We should begin with a word about Dan Hurlin’s text for The Shoulder, simply because that text is based on an extraordinary real-life story, the kind that tugs right on the heartstrings even as it charms the very pants from our loins. In 1994, shortly after being informed that failing eyesight prevented him from renewing his driver’s license, a 74 year-old Iowa farmer, Alvin Straight, learned that his brother in Wisconsin had suffered a stroke. Unable to find an alternative mode of conveyance, due to the remoteness of their mutual locations, he made the 250-mile journey in 41 days, on a riding mower pulling a 10-foot trailer filled with camping supplies at an average speed at 5 miles per hour. You may remember it from the David Lynch version.

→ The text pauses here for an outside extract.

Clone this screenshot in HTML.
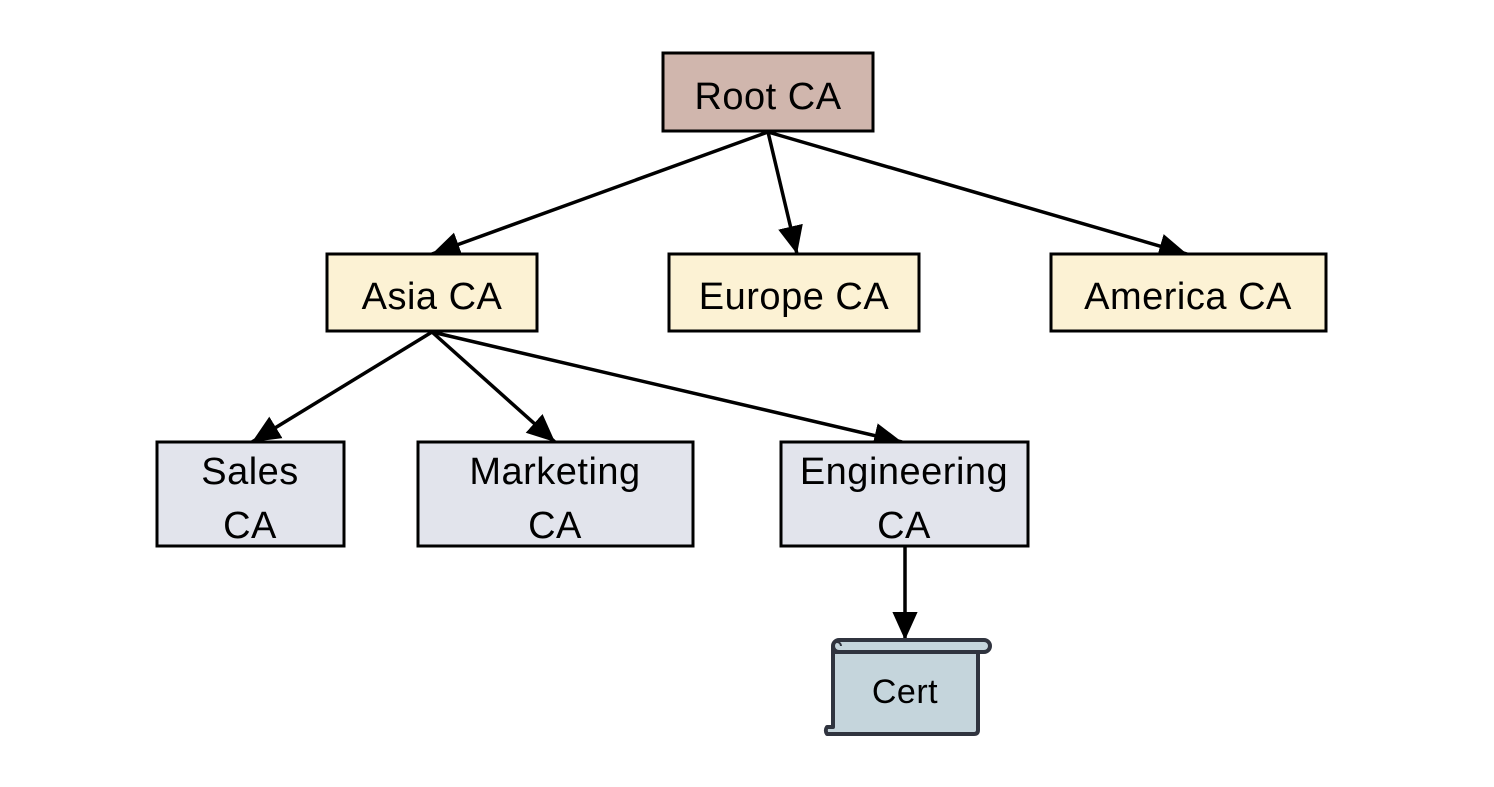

Dan Moses Schreier’s music for this inspired theatrical song-cycle treats Hurlin’s text exactly as it warrants, avoiding faux folksiness and gratuitous rigor alike in lieu of passion and charm, administered carefully as sacred herbs in a lambent panoply of color, texture and mood, to gently support and enhance Hurlin’s multi-focus, multidimensional interpretation of the farmer’s story. Schreier marries Ivesian ebullience and Straussian fluidity with classic up-to-dateness of Rufus Wainwright to create true contemporary American song, down Main Street through the cornfields to 42nd Street.